= List of storms named Loleng =

The name Loleng was used for nine tropical cyclones in the Philippines by PAGASA and its predecessor, the Philippine Weather Bureau, in the Western Pacific Ocean.

- Severe Tropical Storm Ora (1966) (T6608, 08W, Loleng) – struck China.
- Typhoon Billie (1970) (T7011, 12W, Loleng) – brushed the Ryukyu Islands and South Korea before making landfall in North Korea.
- Tropical Depression Loleng (1974) – short-lived tropical depression, only recognized by PAGASA.
- Tropical Depression Loleng (1978) – another weak system that was only recognized by PAGASA.
- Typhoon Cecil (1982) (T8211, 12W, Loleng) – affected Taiwan, Japan and South Korea.

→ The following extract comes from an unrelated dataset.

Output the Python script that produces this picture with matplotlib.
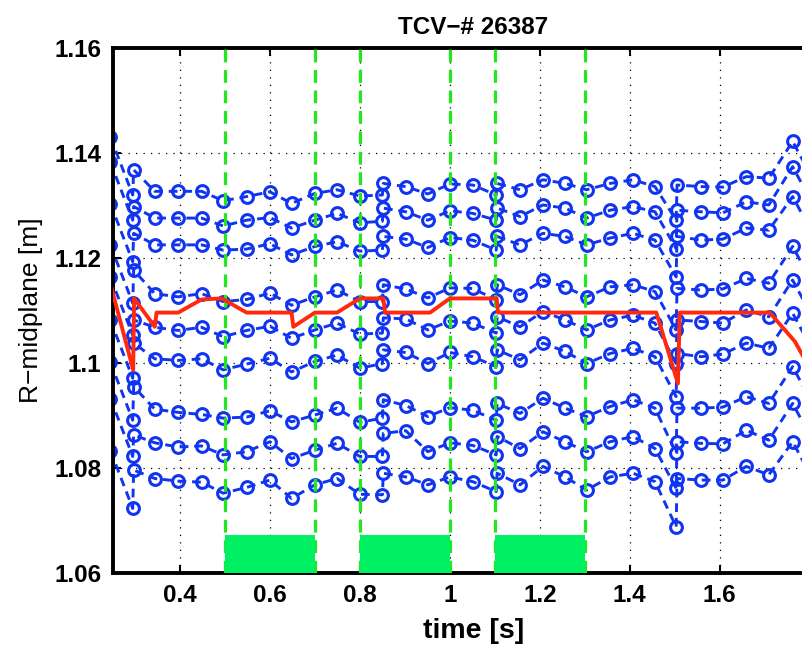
import matplotlib
matplotlib.use('Agg')
import matplotlib.pyplot as plt
from matplotlib.patches import Rectangle

plt.rcParams['font.family'] = ['Liberation Sans', 'DejaVu Sans']

# sample times (s); some columns have two samples very close in time
times = [0.2455, 0.295, 0.297, 0.344, 0.396, 0.448, 0.496, 0.548, 0.600, 0.648,
         0.700, 0.749, 0.800, 0.850, 0.852, 0.902, 0.951, 1.000, 1.051, 1.103,
         1.105, 1.156, 1.207, 1.256, 1.304, 1.356, 1.407, 1.456, 1.503, 1.505,
         1.559, 1.607, 1.659, 1.709, 1.762, 1.812]

ch1 = [1.1430, 1.1320, 1.1368, 1.1327, 1.1327, 1.1327, 1.1309, 1.1317, 1.1326, 1.1304,
       1.1323, 1.1330, 1.1318, 1.1320, 1.1342, 1.1336, 1.1322, 1.1341, 1.1339, 1.1320,
       1.1342, 1.1330, 1.1349, 1.1342, 1.1330, 1.1342, 1.1349, 1.1336, 1.1272, 1.1339,
       1.1336, 1.1335, 1.1355, 1.1352, 1.1422, 1.1342]
ch2 = [1.1382, 1.1272, 1.1298, 1.1276, 1.1276, 1.1276, 1.1261, 1.1272, 1.1277, 1.1257,
       1.1272, 1.1285, 1.1267, 1.1270, 1.1295, 1.1288, 1.1272, 1.1290, 1.1285, 1.1272,
       1.1295, 1.1279, 1.1301, 1.1295, 1.1276, 1.1291, 1.1298, 1.1288, 1.1218, 1.1291,
       1.1288, 1.1286, 1.1307, 1.1301, 1.1374, 1.1294]
ch3 = [1.1303, 1.1193, 1.1247, 1.1225, 1.1225, 1.1225, 1.1215, 1.1217, 1.1227, 1.1206,
       1.1222, 1.1231, 1.1213, 1.1215, 1.1241, 1.1236, 1.1220, 1.1239, 1.1234, 1.1215,
       1.1241, 1.1225, 1.1247, 1.1241, 1.1225, 1.1238, 1.1247, 1.1234, 1.1164, 1.1241,
       1.1234, 1.1236, 1.1257, 1.1253, 1.1317, 1.1237]
ch4 = [1.1224, 1.1114, 1.1177, 1.1132, 1.1126, 1.1132, 1.1117, 1.1121, 1.1133, 1.1110,
       1.1126, 1.1139, 1.1117, 1.1117, 1.1149, 1.1141, 1.1124, 1.1143, 1.1142, 1.1120,
       1.1149, 1.1130, 1.1158, 1.1145, 1.1126, 1.1145, 1.1149, 1.1136, 1.1063, 1.1142,
       1.1139, 1.1141, 1.1161, 1.1152, 1.1222, 1.1142]
ch5 = [1.1163, 1.1053, 1.1082, 1.1068, 1.1062, 1.1068, 1.1050, 1.1062, 1.1070, 1.1047,
       1.1063, 1.1076, 1.1055, 1.1057, 1.1086, 1.1084, 1.1063, 1.1080, 1.1076, 1.1057,
       1.1088, 1.1069, 1.1098, 1.1082, 1.1063, 1.1082, 1.1091, 1.1076, 1.0999, 1.1082,
       1.1079, 1.1076, 1.1101, 1.1088, 1.1158, 1.1078]
ch6 = [1.1081, 1.0971, 1.1038, 1.1008, 1.1005, 1.1008, 1.0987, 1.0998, 1.1009, 1.0983,
       1.1003, 1.1015, 1.0990, 1.0999, 1.1025, 1.1020, 1.0999, 1.1020, 1.1012, 1.0993,
       1.1025, 1.1006, 1.1038, 1.1022, 1.0999, 1.1018, 1.1028, 1.1012, 1.0936, 1.1018,
       1.1012, 1.1017, 1.1038, 1.1028, 1.1095, 1.1015]
ch7 = [1.1001, 1.0891, 1.0955, 1.0912, 1.0906, 1.0902, 1.0895, 1.0897, 1.0909, 1.0888,
       1.0901, 1.0914, 1.0887, 1.0895, 1.0930, 1.0919, 1.0898, 1.0915, 1.0910, 1.0891,
       1.0923, 1.0904, 1.0933, 1.0914, 1.0898, 1.0917, 1.0930, 1.0914, 1.0828, 1.0914,
       1.0914, 1.0916, 1.0936, 1.0923, 1.0993, 1.0913]
ch8 = [1.0932, 1.0822, 1.0863, 1.0848, 1.0840, 1.0842, 1.0825, 1.0831, 1.0850, 1.0818,
       1.0834, 1.0847, 1.0822, 1.0822, 1.0866, 1.0871, 1.0831, 1.0848, 1.0843, 1.0825,
       1.0860, 1.0837, 1.0869, 1.0850, 1.0831, 1.0850, 1.0860, 1.0837, 1.0761, 1.0850,
       1.0847, 1.0846, 1.0872, 1.0853, 1.0923, 1.0843]
ch9 = [1.0833, 1.0723, 1.0796, 1.0780, 1.0775, 1.0773, 1.0752, 1.0763, 1.0777, 1.0742,
       1.0768, 1.0780, 1.0750, 1.0749, 1.0790, 1.0783, 1.0768, 1.0783, 1.0774, 1.0755,
       1.0790, 1.0768, 1.0803, 1.0783, 1.0758, 1.0783, 1.0790, 1.0774, 1.0688, 1.0780,
       1.0777, 1.0777, 1.0803, 1.0787, 1.0850, 1.0770]
channels = [ch1, ch2, ch3, ch4, ch5, ch6, ch7, ch8, ch9]

# red reference trace
red_t = [0.248, 0.296, 0.298, 0.344, 0.348, 0.396, 0.448, 0.493, 0.548, 0.648,
         0.652, 0.700, 0.749, 0.800, 0.852, 0.856, 0.956, 1.000, 1.104, 1.107,
         1.459, 1.507, 1.511, 1.711, 1.767, 1.800]
red_r = [1.1142, 1.0987, 1.1123, 1.1069, 1.1096, 1.1096, 1.1121, 1.1123, 1.1096, 1.1096,
         1.1069, 1.1096, 1.1096, 1.1123, 1.1123, 1.1096, 1.1096, 1.1123, 1.1123, 1.1096,
         1.1096, 1.0961, 1.1096, 1.1096, 1.1041, 1.0990]

# heating windows
win_on = [0.5, 0.8, 1.1]
win_off = [0.7, 1.0, 1.3]
win_top = 1.0672

xticks = [0.4, 0.6, 0.8, 1.0, 1.2, 1.4, 1.6]
xticklabels = ['0.4', '0.6', '0.8', '1', '1.2', '1.4', '1.6']
yticks = [1.06, 1.08, 1.10, 1.12, 1.14, 1.16]
yticklabels = ['1.06', '1.08', '1.1', '1.12', '1.14', '1.16']

blue = '#1034f0'
green_line = '#22e61e'
green_box = '#00f064'
red = '#ff2a0e'

fig = plt.figure(figsize=(8.03, 6.51), dpi=100)
ax = fig.add_axes([0.1401, 0.1198, 0.8991, 0.8065])

for ch in channels:
    ax.plot(times, ch, linestyle=(0, (3.0, 2.0)), color=blue, lw=2.1,
            marker='o', ms=8.5, mfc='none', mec=blue, mew=2.2, zorder=2)

for a, b in zip(win_on, win_off):
    for x in (a, b):
        ax.axvline(x, color=green_line, lw=2.3, linestyle=(0, (4.0, 2.4)), zorder=3)
    ax.add_patch(Rectangle((a, 1.06), b - a, win_top - 1.06, facecolor=green_box,
                           edgecolor='none', zorder=4))

ax.plot(red_t, red_r, color=red, lw=2.8, zorder=5)

ax.set_xlim(0.25, 1.855)
ax.set_ylim(1.06, 1.16)
ax.set_xticks(xticks)
ax.set_xticklabels(xticklabels, fontweight='bold', fontsize=17.5)
ax.set_yticks(yticks)
ax.set_yticklabels(yticklabels, fontweight='bold', fontsize=17.5)
ax.grid(True, color='black', linestyle=(0, (1, 5)), lw=0.9)
ax.set_axisbelow(True)
ax.tick_params(direction='in', length=6, width=1.5, top=True, right=True, pad=8)
for s in ax.spines.values():
    s.set_linewidth(2.8)

ax.set_xlabel('time [s]', fontweight='bold', fontsize=20.5, labelpad=8)
ax.set_ylabel('R\u2212midplane [m]', fontsize=19, labelpad=8)
ax.set_title('TCV\u2212# 26387', fontweight='bold', fontsize=17.5, pad=10)

fig.savefig('out.png', dpi=100)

- Typhoon Vera (1986) (T8613, 11W, Loleng) – erratic typhoon that meandered near Okinawa before hitting South Korea.
- Typhoon Dot (1990) (T9017, 17W, Loleng) – minimal typhoon which struck Taiwan and mainland China.

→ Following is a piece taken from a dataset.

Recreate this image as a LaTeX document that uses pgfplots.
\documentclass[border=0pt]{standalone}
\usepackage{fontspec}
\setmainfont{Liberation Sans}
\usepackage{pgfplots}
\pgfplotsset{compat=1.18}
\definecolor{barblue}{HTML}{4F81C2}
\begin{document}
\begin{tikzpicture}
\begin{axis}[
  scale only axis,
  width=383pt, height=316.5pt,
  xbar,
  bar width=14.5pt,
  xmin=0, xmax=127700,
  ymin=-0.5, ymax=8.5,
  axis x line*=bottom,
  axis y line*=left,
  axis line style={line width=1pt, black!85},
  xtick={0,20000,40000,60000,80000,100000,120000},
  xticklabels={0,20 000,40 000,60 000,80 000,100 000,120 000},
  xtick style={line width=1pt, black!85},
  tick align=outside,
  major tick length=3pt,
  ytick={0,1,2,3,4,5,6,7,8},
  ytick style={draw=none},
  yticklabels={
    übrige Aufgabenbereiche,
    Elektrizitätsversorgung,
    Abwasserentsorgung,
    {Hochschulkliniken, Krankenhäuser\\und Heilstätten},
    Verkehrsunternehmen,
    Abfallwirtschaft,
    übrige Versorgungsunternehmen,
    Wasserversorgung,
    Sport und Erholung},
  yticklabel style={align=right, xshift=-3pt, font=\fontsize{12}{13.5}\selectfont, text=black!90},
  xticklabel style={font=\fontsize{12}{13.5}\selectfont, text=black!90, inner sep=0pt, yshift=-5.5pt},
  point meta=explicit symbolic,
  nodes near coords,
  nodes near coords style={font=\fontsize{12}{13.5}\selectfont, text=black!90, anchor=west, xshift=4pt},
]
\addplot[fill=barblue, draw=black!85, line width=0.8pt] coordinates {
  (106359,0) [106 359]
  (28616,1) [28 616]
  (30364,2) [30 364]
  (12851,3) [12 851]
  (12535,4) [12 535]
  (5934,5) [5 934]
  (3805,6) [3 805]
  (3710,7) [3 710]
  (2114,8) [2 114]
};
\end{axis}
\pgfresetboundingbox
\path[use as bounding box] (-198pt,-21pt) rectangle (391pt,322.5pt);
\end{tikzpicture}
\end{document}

- Tropical Storm Vanessa (1994) (T9406, 9W, Loleng) – short-lived tropical storm that affected the Philippines.
- Typhoon Babs (1998) (T9811, 20W, Loleng) – very strong typhoon which devastated the Philippines and eventually affected China, killing more than 300 people.

Loleng was retired by PAGASA after 1998; however, no replacement name was commissioned as the weather bureau released a new set of names in 2001.